Still, the litany of names leaving Patton Boggs likely isn’t over. Last week, Jones Day hired three prominent Republican election and political law lawyers from Patton Boggs’ Washington office. Benjamin Ginsberg, Donald McGahn and William McGinley will join the firm’s government-regulation practice.Pillsbury Winthrop Shaw Pittman is in talks with more than a dozen partners at Patton Boggs who are considering leaving the firm, according to someone familiar with the discussions. None of those moves would happen before the June 1 closing of the Squire Patton Boggs merger, the person said.

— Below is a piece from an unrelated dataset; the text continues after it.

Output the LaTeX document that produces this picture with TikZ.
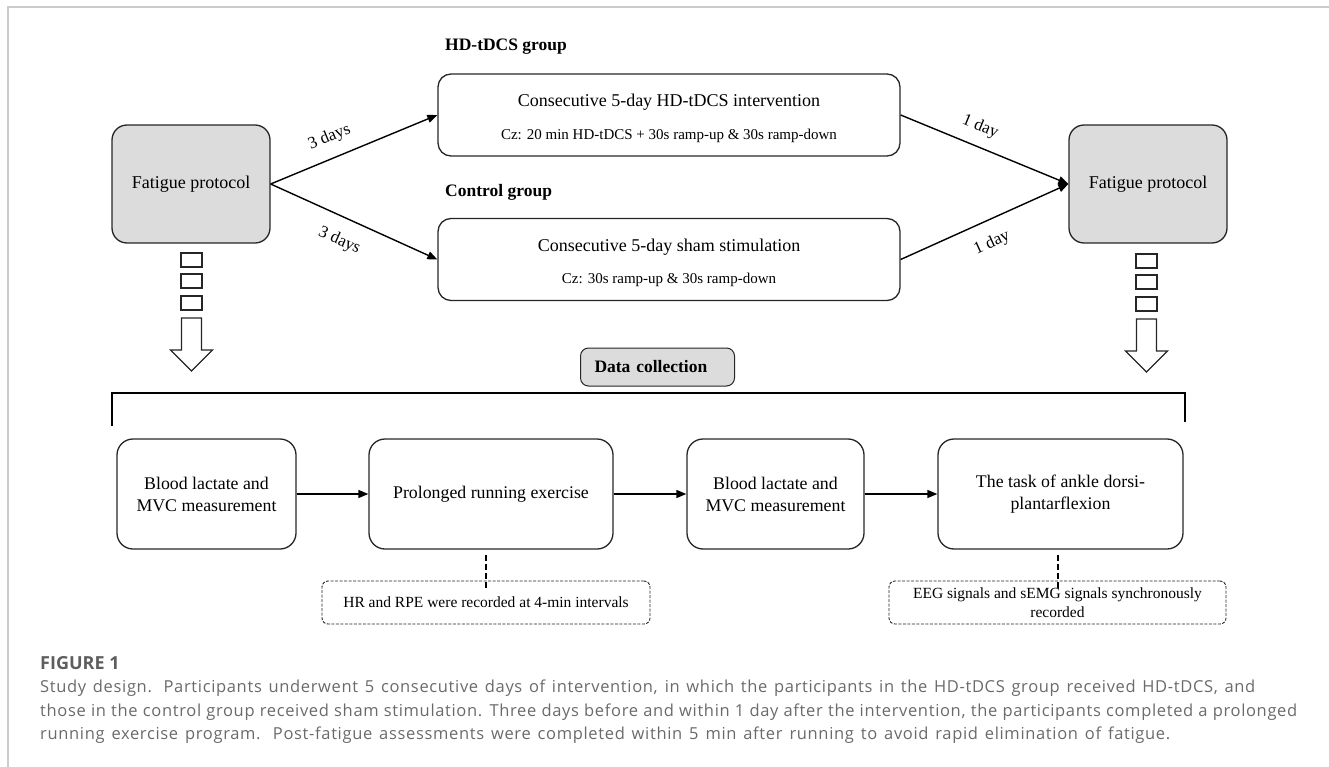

Dentons, which offered to discuss a merger with Patton Boggs while it talked with Squire Sanders, has picked groups away from merger situations in the past.

After a prospective merger between King & Spalding and New York’s Thacher Proffitt & Wood collapsed in 2008 and the latter firm closed, the lobbying-heavy firm that eventually became Dentons swooped in to hire 100 former Thacher Proffitt lawyers.

A Dentons spokeswoman declined to comment about the firm’s potential interest in poaching partners from Patton Boggs.

The question still remains, though, why partners left Patton Boggs in its last days.

Over the past year, many of the more than 100 attorneys who’ve left Patton have cited numerous reasons, including seeking changes in the culture or platform of a firm, as well as financial stresses the firm faced as early as 2012.

Of course, the merger situation presents the possibility of conflicts or other planned downsizing that forces partners out.

“Substantially everybody from both firms will be joining the combined firm,” Squire Patton Boggs chairman and CEO James Maiwurm said in a conference call on May 27. The conflicts, he added, “were fewer than expected.”

Maiwurm had said that “a few” attorneys would leave because they “don’t feel comfortable” with the change.

The Akin Gump health care lawyers were not among those conflicted out.